The interior ministries of Russia’s republics and other regions are not under control of the regional leaders but are strictly under federal command, and the head of a region cannot give orders to its interior ministry, or appoint or replace ministry officials. This is how the system is supposed to work in theory, but in reality Chechnya has had a quite different setup. Chechnya’s interior ministry, forgetting that it is subordinated to the federal Ministry of Interior, hurried to open a criminal investigation against the Stavropol police involved in the April 19 special operation targeting Jambulat Dadaev for abusing power. In so doing, the Chechen officials violated article 286 of the Russian Criminal Code, which covers exceeding official powers (RIA Novosti, April 21). The Russian Investigative Committee, headed by Alexander Bastrykin, immediately called off the Chechen investigation and launched a review of the Chechen investigators themselves (Forbes.ru, April 24). Kadyrov demanded that Bastrykin explain on what grounds he dropped the charges against the Stavropol police (Vedomosti.ru, April 25).

It took the Kremlin nearly five days to react to Kadyrov’s order to shoot police from other regions who come to Chechnya without his permission. “The Internal Affairs agency is naturally subordinated to the Ministry of Internal Affairs of the Russian Federation,” Russian presidential spokesman, Dmitry Peskov told journalists. “So, there is nothing to comment on in this case” (RIA Novosti, April 24). Thus, for the first time since 2006, Putin’s spokesman did not side with Ramzan Kadyrov.

The slain Jambulat Dadaev was not apparently tied to Kadyrov’s inner circle. However, the killing of Dadaev in Grozny, along with earlier arrests by the Federal Security Service (FSB) of Chechen suspects in Boris Nemtsov’s murder, created a new reality in Chechnya. Kadyrov became so consumed with his views that he did not notice that, in conducting the operation in Grozny in which Dadaev was killed, the Stavropol police had worked alongside the Interim Joint Group of police forces based in Khankala near the Chechen capital. Operations at such a high level are normally conducted in Russia only when the federal authorities do not trust local authorities and want to avoid leaks. No exceptions are made for any territory of Russia. The Russian constitution does not make exceptions for Chechnya; therefore, such operations will continue to be conducted there without asking permission from Kadyrov.

The question is why the Stavropol police took the risk to carry out this special operation. From the legal point of view, the answer is that Jambulat Dadaev shot dead a local businessman in Stavropol city on September 12, 2014. According to the interior ministry, Dadaev shot the victim three times (Ren.tv, April 25). The slain man turned out to be Magomed Tazirov, a close relative of Said Amirov, the former mayor of Makhachkala, Dagestan, and one of the most powerful heads of the ethnic Dargin criminal groups.
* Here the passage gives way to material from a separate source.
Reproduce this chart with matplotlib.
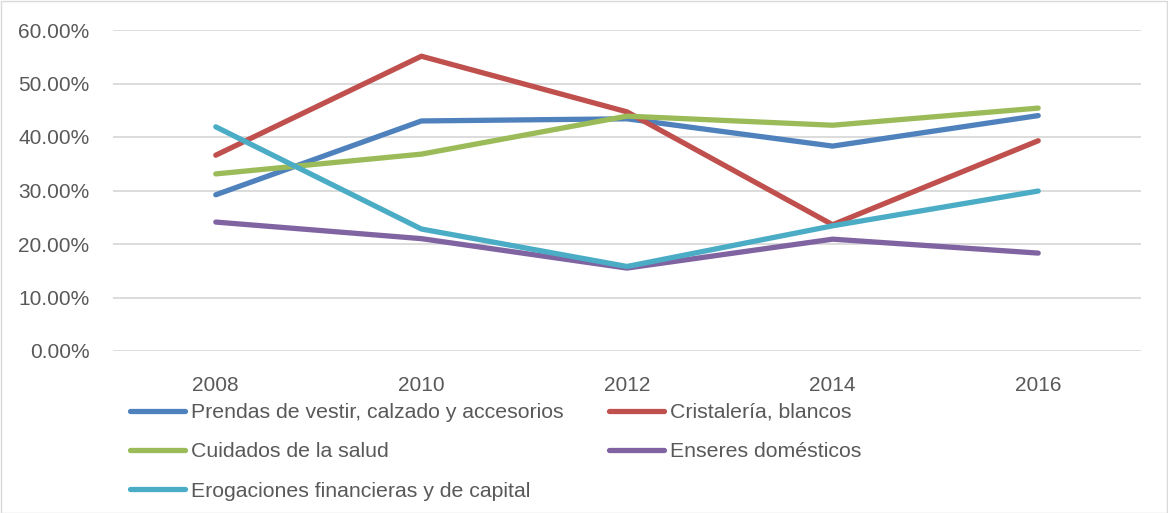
import matplotlib
matplotlib.use("Agg")
import matplotlib.pyplot as plt
from matplotlib.patches import Rectangle

years = ["2008", "2010", "2012", "2014", "2016"]
prendas = [0.292, 0.430, 0.434, 0.383, 0.440]
cristaleria = [0.366, 0.551, 0.447, 0.236, 0.393]
cuidados = [0.331, 0.368, 0.439, 0.422, 0.454]
enseres = [0.241, 0.210, 0.155, 0.209, 0.183]
erogaciones = [0.419, 0.228, 0.158, 0.234, 0.299]

labels = ["Prendas de vestir, calzado y accesorios", "Cristalería, blancos",
          "Cuidados de la salud", "Enseres domésticos",
          "Erogaciones financieras y de capital"]
series = [prendas, cristaleria, cuidados, enseres, erogaciones]
colors = ["#4F81BD", "#C0504D", "#9BBB59", "#8064A2", "#4BACC6"]
yticks = [0.0, 0.1, 0.2, 0.3, 0.4, 0.5, 0.6]

plt.rcParams['font.family'] = ['Liberation Sans', 'DejaVu Sans']
W, H = 1168, 513
fig = plt.figure(figsize=(W / 100, H / 100), dpi=100)
fig.patches.append(Rectangle((0.5 / W, 0.5 / H), 1 - 1.5 / W, 1 - 1.5 / H,
                             transform=fig.transFigure, fill=False,
                             edgecolor="#d9d9d9", linewidth=1))

ax = fig.add_axes([113 / W, 1 - 351 / H, 1028 / W, 321 / H])
x = list(range(len(years)))
handles = []
for vals, c, lab in zip(series, colors, labels):
    ln, = ax.plot(x, vals, color=c, linewidth=3.8, solid_capstyle="round",
                  solid_joinstyle="round", label=lab, zorder=3)
    handles.append(ln)

ax.set_xlim(-0.5, len(years) - 0.5)
ax.set_ylim(0, 0.6)
ax.set_yticks(yticks)
ax.set_yticklabels([f"{v*100:.2f}%" for v in yticks])
ax.set_xticks(x)
ax.set_xticklabels(years)
ax.grid(axis="y", color="#d9d9d9", linewidth=1.3)
ax.set_axisbelow(True)
for s in ax.spines.values():
    s.set_visible(False)
ax.tick_params(length=0, labelsize=15, colors="#595959")
ax.tick_params(axis="y", pad=17)
ax.tick_params(axis="x", pad=18)

leg_kw = dict(frameon=False, fontsize=15.3, handlelength=2.6, handletextpad=0.25,
              labelspacing=0.96, borderpad=0, borderaxespad=0, labelcolor="#595959")
col1 = [handles[0], handles[2], handles[4]]
col2 = [handles[1], handles[3]]
fig.legend(col1, [h.get_label() for h in col1], loc="upper left",
           bbox_to_anchor=(130 / W, 1 - 403 / H), **leg_kw)
fig.legend(col2, [h.get_label() for h in col2], loc="upper left",
           bbox_to_anchor=(609 / W, 1 - 403 / H), **leg_kw)

fig.savefig("out.png", dpi=100)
It appears, therefore, that a criminal order was carried out by the Stavropol police, and this was at the core of Ramzan Kadyrov’s ire.
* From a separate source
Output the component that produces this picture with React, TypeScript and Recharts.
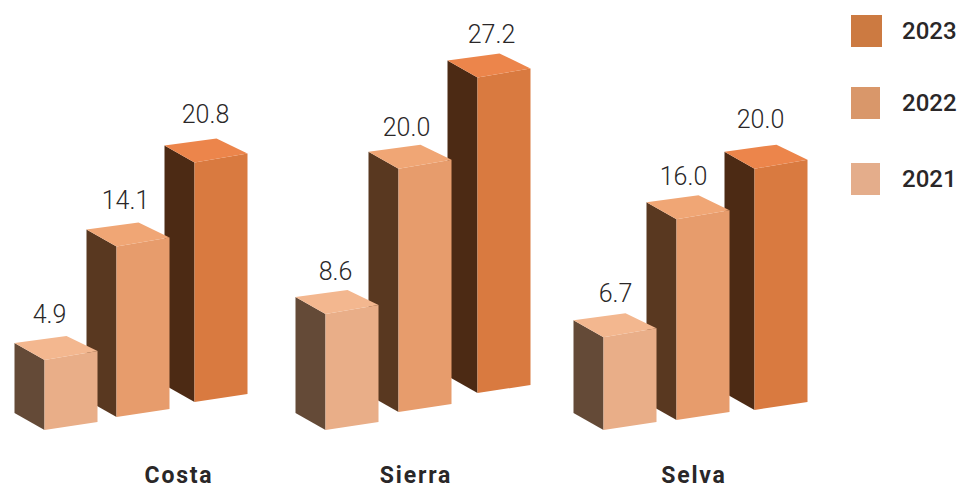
import { BarChart, Bar, XAxis, YAxis, Legend, LabelList } from 'recharts'

const categories = ['Costa', 'Sierra', 'Selva']
const values2023 = [20.8, 27.2, 20.0]
const values2022 = [14.1, 20.0, 16.0]
const values2021 = [4.9, 8.6, 6.7]

const data = categories.map((name, i) => ({
  name,
  y2023: values2023[i],
  y2022: values2022[i],
  y2021: values2021[i],
}))

const FONT = 'Roboto, sans-serif'
const TEXT = '#2a2728'
const BAR_W = 53
const BAR_GAP = 24
// bars are drawn 2023 first so that 2021 ends up in front, then moved back to their slot
const SLOT = BAR_W + BAR_GAP

const faces = {
  y2023: { legend: '#cc7a41', front: '#d97a40', top: '#ec854b', side: '#4c2a14', shift: SLOT * 2 },
  y2022: { legend: '#d9976a', front: '#e79c6c', top: '#f0a675', side: '#593820', shift: 0 },
  y2021: { legend: '#e4ad8b', front: '#e9ae88', top: '#f3b78f', side: '#644a37', shift: -SLOT * 2 },
}

// hand nudges per category, the original is a hand drawn 3d picture
const nudges = {
  y2023: { dx: [-1.5, 1.5, -1.5], dy: [4, 0, 0], lift: [20, 29, 12], labelDx: [9.5, 15.5, 4.5], labelDy: [-2, 3, -3] },
  y2022: { dx: [-2.5, -0.5, -2.5], dy: [3, 0, 0], lift: [5, 10, 2], labelDx: [6.5, 7.5, 4.5], labelDy: [0, 5, 3] },
  y2021: { dx: [2.5, 3.5, 1.5], dy: [0, 1, 0], lift: [-8, -8, -8], labelDx: [7.5, 13.5, 13.5], labelDy: [1, 3, 2] },
}

const categoryLabelDx = [34, -9, -11]
const legendTops = [15, 87, 163]
const legendWidths = [31, 29, 29]

type Key = keyof typeof faces

function Box3D(props: any, key: Key) {
  const { x, y, height, index } = props
  const f = faces[key]
  const n = nudges[key]
  const fx = x + f.shift + n.dx[index]
  const fy = y + n.dy[index]
  const base = y + height - n.lift[index]
  const rx = fx + BAR_W
  const lx = fx - 30
  return (
    <g>
      <polygon points={`${lx},${fy - 17} ${fx},${fy} ${fx},${base} ${lx},${base - 17}`} fill={f.side} />
      <polygon points={`${fx},${fy} ${rx},${fy - 9} ${rx},${base - 8} ${fx},${base}`} fill={f.front} />
      <polygon points={`${lx},${fy - 17} ${fx + 22},${fy - 24} ${rx},${fy - 9} ${fx},${fy}`} fill={f.top} />
    </g>
  )
}

function ValueLabel(props: any, key: Key) {
  const { x, y, value, index } = props
  const f = faces[key]
  const n = nudges[key]
  return (
    <text
      x={x + f.shift + n.labelDx[index]}
      y={y + n.dy[index] - 46 + n.labelDy[index]}
      textAnchor="middle"
      dominantBaseline="central"
      fontFamily={FONT}
      fontWeight={300}
      fontSize={25}
      fill={TEXT}
    >
      {Number(value).toFixed(1)}
    </text>
  )
}

function CategoryTick({ x, payload }: any) {
  return (
    <text
      x={x + categoryLabelDx[payload.index]}
      y={475}
      textAnchor="middle"
      dominantBaseline="central"
      fontFamily={FONT}
      fontWeight={700}
      fontSize={23}
      letterSpacing={1.8}
      fill={TEXT}
    >
      {payload.value}
    </text>
  )
}

function LegendBox({ payload }: any) {
  return (
    <div>
      {(payload || []).map((item: any, i: number) => (
        <div key={item.value}>
          <div
            style={{
              position: 'absolute',
              left: 851,
              top: legendTops[i],
              width: legendWidths[i],
              height: 32,
              background: item.color,
            }}
          />
          <div
            style={{
              position: 'absolute',
              left: 902,
              top: legendTops[i],
              height: 32,
              lineHeight: '32px',
              fontFamily: FONT,
              fontWeight: 500,
              fontSize: 24,
              color: TEXT,
            }}
          >
            {item.value}
          </div>
        </div>
      ))}
    </div>
  )
}

export default function App() {
  return (
    <div style={{ position: 'absolute', left: 0, top: 0, width: 959, height: 489, background: '#fff' }}>
      <BarChart
        width={959}
        height={489}
        data={data}
        margin={{ top: 42, right: 114, bottom: 37, left: 5 }}
        barSize={BAR_W}
        barGap={BAR_GAP}
      >
        <XAxis dataKey="name" height={30} axisLine={false} tickLine={false} tick={CategoryTick} interval={0} />
        <YAxis hide domain={[0, 30]} />
        <Legend
          layout="vertical"
          align="center"
          content={LegendBox}
          itemSorter={(item: any) => -Number(item.value)}
          wrapperStyle={{ position: 'absolute', left: 0, top: 0, width: 0, height: 0 }}
        />
        {(['y2023', 'y2022', 'y2021'] as Key[]).map((key) => (
          <Bar
            key={key}
            dataKey={key}
            name={key.slice(1)}
            fill={faces[key].legend}
            isAnimationActive={false}
            shape={(p: any) => Box3D(p, key)}
          >
            <LabelList dataKey={key} content={(p: any) => ValueLabel(p, key)} />
          </Bar>
        ))}
      </BarChart>
    </div>
  )
}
The latest conflict is tied to the investigation of Nemtsov’s murder and Kadyrov’s alleged involvement in it. Russian media have reported that the FSB has openly challenged Kadyrov (Svoboda.org, March 10), who has been forced to justify himself and prove that he does not have issues with the FSB (Lifenews.ru, April 23). Kadyrov apparently is in conflict with two federal agencies at the same time, the FSB and the interior ministry.
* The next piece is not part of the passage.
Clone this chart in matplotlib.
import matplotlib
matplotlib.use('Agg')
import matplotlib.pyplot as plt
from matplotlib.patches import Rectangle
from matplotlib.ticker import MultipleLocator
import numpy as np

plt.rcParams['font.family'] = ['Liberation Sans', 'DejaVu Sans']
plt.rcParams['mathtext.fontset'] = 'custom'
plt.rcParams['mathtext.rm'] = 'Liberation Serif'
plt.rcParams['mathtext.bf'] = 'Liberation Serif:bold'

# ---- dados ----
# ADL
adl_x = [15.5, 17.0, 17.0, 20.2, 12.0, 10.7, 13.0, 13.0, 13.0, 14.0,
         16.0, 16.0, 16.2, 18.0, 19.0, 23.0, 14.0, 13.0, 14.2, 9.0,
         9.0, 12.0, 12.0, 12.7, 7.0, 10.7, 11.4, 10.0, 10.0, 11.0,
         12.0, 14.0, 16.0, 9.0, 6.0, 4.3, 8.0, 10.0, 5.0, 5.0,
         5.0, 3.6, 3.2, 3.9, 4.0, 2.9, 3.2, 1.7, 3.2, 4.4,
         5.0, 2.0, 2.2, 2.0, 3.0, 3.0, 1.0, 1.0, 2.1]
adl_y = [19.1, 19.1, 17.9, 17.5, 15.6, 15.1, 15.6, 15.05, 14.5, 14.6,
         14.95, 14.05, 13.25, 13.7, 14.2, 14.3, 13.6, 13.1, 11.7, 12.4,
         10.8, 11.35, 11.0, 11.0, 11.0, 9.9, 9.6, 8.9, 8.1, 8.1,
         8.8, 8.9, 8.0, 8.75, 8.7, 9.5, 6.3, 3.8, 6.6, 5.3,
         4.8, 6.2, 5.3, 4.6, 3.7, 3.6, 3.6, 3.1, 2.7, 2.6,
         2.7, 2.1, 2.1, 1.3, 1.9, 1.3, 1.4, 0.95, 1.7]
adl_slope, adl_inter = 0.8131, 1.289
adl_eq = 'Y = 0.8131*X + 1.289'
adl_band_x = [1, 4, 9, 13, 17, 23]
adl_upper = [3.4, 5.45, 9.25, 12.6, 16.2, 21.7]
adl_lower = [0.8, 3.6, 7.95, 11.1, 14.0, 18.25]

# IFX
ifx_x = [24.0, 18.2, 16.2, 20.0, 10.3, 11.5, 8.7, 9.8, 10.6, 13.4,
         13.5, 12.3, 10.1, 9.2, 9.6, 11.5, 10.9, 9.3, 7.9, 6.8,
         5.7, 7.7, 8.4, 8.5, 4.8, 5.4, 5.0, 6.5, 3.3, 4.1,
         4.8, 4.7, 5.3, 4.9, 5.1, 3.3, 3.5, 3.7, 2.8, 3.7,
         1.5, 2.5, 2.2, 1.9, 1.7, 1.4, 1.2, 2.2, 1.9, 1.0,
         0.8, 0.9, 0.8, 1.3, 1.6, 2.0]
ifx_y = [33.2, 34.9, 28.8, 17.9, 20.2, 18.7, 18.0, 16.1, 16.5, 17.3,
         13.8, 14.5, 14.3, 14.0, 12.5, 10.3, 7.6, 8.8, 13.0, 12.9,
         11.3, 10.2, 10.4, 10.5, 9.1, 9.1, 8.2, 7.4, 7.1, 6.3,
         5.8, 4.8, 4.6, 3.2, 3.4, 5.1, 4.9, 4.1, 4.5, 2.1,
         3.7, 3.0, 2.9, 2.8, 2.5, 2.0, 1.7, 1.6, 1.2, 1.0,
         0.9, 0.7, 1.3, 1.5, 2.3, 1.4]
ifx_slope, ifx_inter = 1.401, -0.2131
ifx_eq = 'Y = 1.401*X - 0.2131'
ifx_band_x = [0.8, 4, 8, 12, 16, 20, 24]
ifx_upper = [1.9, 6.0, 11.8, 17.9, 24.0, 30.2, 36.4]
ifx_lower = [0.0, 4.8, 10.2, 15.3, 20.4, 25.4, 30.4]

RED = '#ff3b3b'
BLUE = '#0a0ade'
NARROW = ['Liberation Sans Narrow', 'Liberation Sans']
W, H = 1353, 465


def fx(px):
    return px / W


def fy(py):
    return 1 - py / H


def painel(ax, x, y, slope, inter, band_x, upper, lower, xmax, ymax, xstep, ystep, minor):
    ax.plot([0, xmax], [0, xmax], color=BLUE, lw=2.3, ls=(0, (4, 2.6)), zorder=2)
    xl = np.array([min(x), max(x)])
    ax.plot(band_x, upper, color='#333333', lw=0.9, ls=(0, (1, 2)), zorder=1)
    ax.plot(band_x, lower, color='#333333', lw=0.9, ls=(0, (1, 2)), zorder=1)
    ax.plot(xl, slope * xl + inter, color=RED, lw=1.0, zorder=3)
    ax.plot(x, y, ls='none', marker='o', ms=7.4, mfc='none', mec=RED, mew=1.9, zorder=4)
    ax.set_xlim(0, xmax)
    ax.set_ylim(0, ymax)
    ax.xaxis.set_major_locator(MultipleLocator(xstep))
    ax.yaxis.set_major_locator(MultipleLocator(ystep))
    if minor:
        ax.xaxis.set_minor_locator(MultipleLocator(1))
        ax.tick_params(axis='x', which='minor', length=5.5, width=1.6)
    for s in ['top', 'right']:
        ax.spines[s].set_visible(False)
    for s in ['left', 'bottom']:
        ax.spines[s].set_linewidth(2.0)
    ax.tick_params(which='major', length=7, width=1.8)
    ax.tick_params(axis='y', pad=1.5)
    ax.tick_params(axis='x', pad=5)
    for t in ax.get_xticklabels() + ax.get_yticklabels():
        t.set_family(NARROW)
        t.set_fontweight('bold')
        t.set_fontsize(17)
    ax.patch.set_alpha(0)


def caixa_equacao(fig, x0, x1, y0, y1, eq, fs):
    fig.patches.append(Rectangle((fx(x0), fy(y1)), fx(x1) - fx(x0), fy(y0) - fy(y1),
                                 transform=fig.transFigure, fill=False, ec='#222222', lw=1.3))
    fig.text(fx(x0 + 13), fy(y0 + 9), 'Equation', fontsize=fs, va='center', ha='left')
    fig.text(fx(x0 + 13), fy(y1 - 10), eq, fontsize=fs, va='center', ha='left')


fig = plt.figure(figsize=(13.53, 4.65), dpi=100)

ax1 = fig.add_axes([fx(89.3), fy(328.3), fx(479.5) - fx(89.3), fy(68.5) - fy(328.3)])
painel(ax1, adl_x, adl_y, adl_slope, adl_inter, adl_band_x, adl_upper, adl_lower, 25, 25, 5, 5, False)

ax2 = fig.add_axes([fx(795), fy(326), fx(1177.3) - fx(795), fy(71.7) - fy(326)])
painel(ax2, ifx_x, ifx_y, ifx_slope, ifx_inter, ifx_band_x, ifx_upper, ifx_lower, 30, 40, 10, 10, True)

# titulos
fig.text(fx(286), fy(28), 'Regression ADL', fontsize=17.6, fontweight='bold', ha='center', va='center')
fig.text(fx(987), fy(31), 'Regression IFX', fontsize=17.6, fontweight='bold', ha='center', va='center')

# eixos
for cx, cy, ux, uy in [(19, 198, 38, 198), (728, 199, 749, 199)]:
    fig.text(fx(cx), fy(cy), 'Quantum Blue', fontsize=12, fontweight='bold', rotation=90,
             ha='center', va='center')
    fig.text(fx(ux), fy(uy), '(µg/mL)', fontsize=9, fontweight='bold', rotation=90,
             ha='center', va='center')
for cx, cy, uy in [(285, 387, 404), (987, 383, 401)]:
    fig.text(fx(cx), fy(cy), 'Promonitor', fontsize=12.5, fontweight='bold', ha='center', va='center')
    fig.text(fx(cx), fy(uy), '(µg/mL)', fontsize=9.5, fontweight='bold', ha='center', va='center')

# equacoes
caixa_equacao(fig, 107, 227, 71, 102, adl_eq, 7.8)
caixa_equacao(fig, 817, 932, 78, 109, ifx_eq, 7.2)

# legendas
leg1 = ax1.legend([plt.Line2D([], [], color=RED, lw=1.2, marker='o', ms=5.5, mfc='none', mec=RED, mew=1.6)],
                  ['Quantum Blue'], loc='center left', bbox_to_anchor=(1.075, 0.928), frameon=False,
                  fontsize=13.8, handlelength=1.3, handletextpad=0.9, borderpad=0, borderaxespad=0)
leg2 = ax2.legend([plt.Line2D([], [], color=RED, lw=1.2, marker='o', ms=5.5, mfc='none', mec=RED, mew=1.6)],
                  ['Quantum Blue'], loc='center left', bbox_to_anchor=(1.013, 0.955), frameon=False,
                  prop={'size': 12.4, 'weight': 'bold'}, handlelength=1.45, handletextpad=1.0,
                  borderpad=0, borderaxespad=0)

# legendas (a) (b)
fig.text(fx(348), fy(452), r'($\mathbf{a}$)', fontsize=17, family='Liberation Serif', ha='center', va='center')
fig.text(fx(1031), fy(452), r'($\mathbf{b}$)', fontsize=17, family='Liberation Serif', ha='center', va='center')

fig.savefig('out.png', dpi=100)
For the first time, the Kremlin, the Investigative Committee, the Ministry of Interior and possibly the FSB have collectively challenged Ramzan Kadyrov. This move signifies the start of the new policy by Moscow to bring Chechnya back into the legal space of the Russian Federation (Novayagazeta.ru, April 25). The scandal is not over yet and will certainly continue. It is already clear that the Kremlin is becoming tired of Kadyrov’s actions and policies. Whatever the case, the scandal is not likely going to end in Grozny’s favor.